First Published Costa News Group, April 2011

BODEGAS FARIÑA’S WINES REVISITED

 Last year, as usual, I received a large number of wine samples from producers keen on the wide publicity that a column in the Costa News Groups’ publications guarantees. Regular Cork Talk readers will thus have read about wines from many of the wide variety of areas of production in our adoptive country. I hope you agree that it’s good to experiment with different wine styles, grape varieties etc and I hope that you’ve found this column illuminating and ultimately, ‘tasty’!

 Some of the sample-supplying bodegas from last year had the presence of mind to include two examples of each of the wines they sent. My house is full of wine, so it’s not that I need an extra bottle or three to drink! The advantage of having two bottles of each wine is that it affords me the opportunity of examining the evolution of the wine over a roughly twelve month period.

 There is a useful, if not wholly scientific, trick to assessing how long a wine may keep before it starts to decline. If you try the same bottle of wine on successive nights you will be able to taste how it might develop over a longer period, when it is cellared and not open. The fast-track oxygen it takes onboard during this, say three day period, gives an idea as to its progress over time.

 But the many variables involved mean that there isn’t a hard and fast formula, for example three days good development equals three to five years of longevity if cellared – it doesn’t work! It’s best to keep bottles and taste again after time.

 So, those forward thinking bodegas, like Bodegas Fariña from DO Toro, have given me the chance to see how accurate were my opinions when I first tasted the wine. Plus, readers may like to further consider their purchase.
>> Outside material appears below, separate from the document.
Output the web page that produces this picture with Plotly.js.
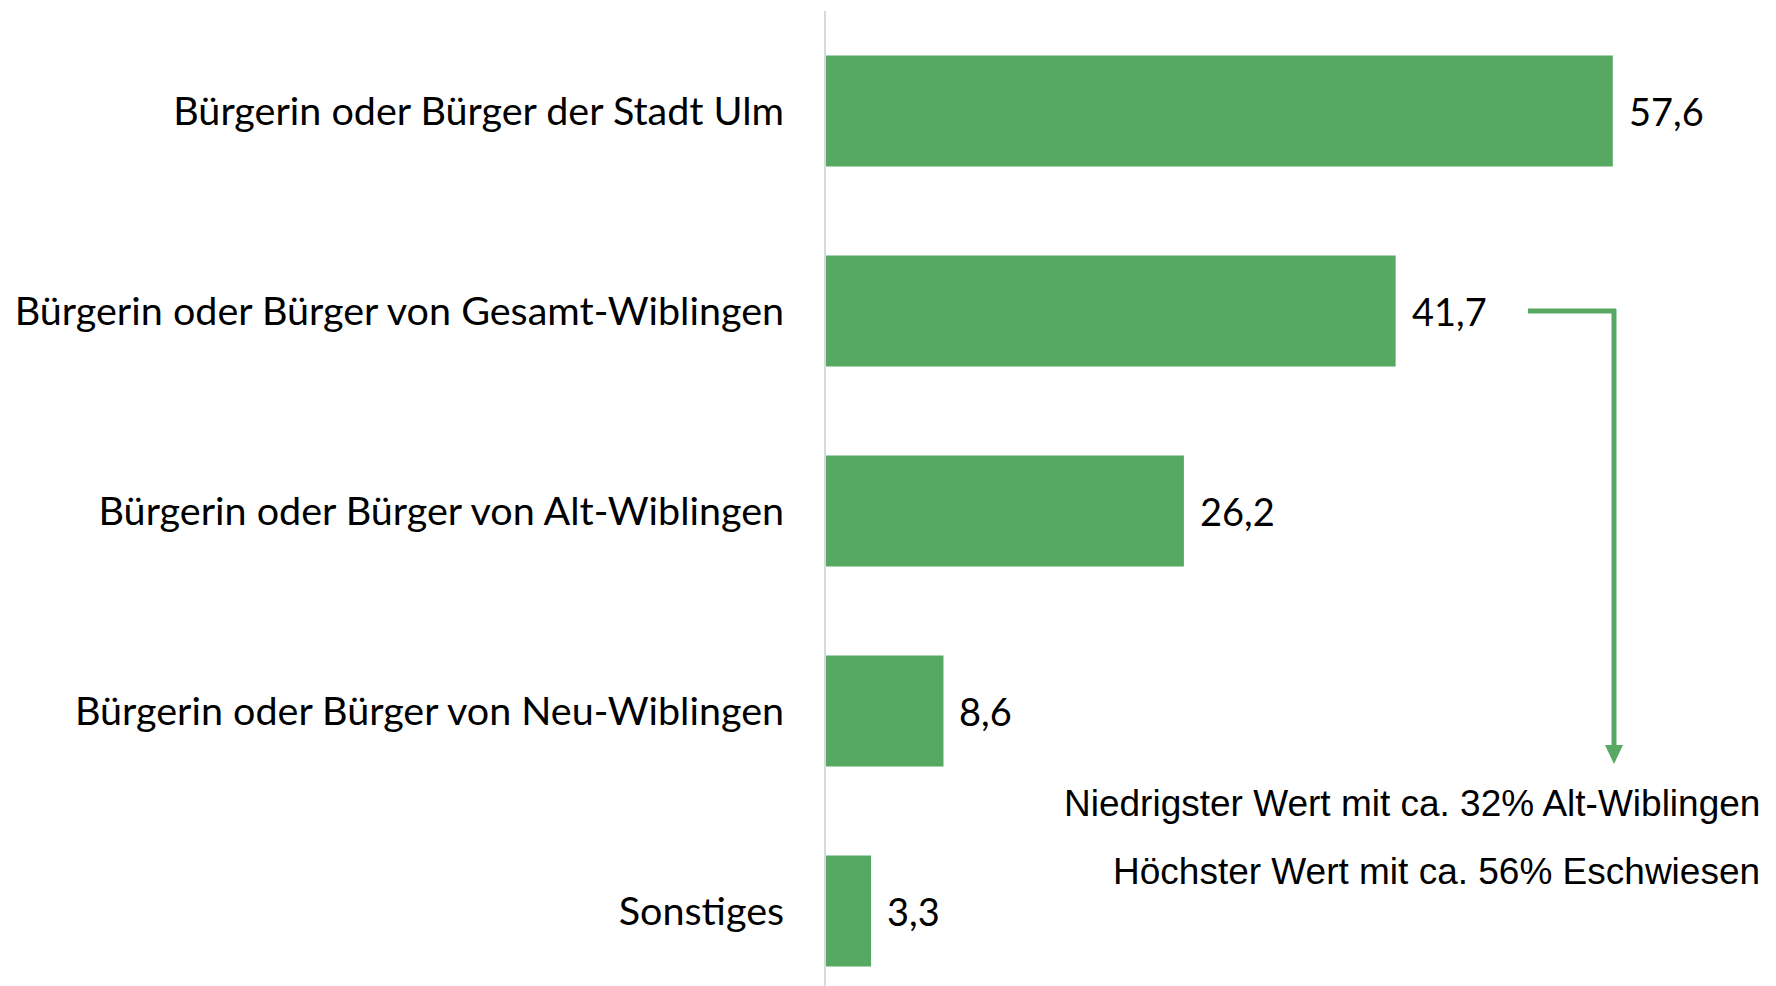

 Bodegas Fariña’s Tinto Cosecha 2009 is a joven (young) wine made to be enjoyed whilst still in its youth. The vaguely purple hue to the wine a year ago has no matured into a dark red colour. The mixture of light and dark red fruits on the nose and palate have morphed into dark forest fruits with a lick of liquorice and, even without wood, there is a depth of flavour that suggests a more expensive wine.

 The Gran Colegiata Tinto Roble 2008, as its name suggests, has had some oak ageing (4 months) and you’d expect therefore that such a wine would mature and become more complex, whilst retaining its juicy fruit content. Again this wine, one year on, has developed well with a slightly longer finish.

 Gran Colegiata Crianza 2006 Roble Frances has benefitted from its eleven months in the most subtle of all oaks. The rich Fariña trademark dark colour is enhanced by the concentrated nature of the wine. Dark brambly fruits have a lick of cinnamon and black pepper 12 months later and the finish is richer and longer.

 The Reserva 2001, like most of Fariña’s wines is made from 100% Tinta de Toro grapes (aka Tempranillo) but has had more exposure to oak, American in this case, as well as the obligatory extra ageing in bottle. My notes tell me that I thought the wine will mature a little further and then rest at level for a couple more years before maybe starting to slowly decline. Well it’s drinking very well still.

 Finally a wine that I have loved since I first tasted it, some years ago – their flagship Gran Colegiata Campus. The grapes for this limited production wine were hand-harvested from vines of 50-140 years of age and obviously treated with the greatest respect. I tasted the 2004 vintage a year ago and it just keeps improving!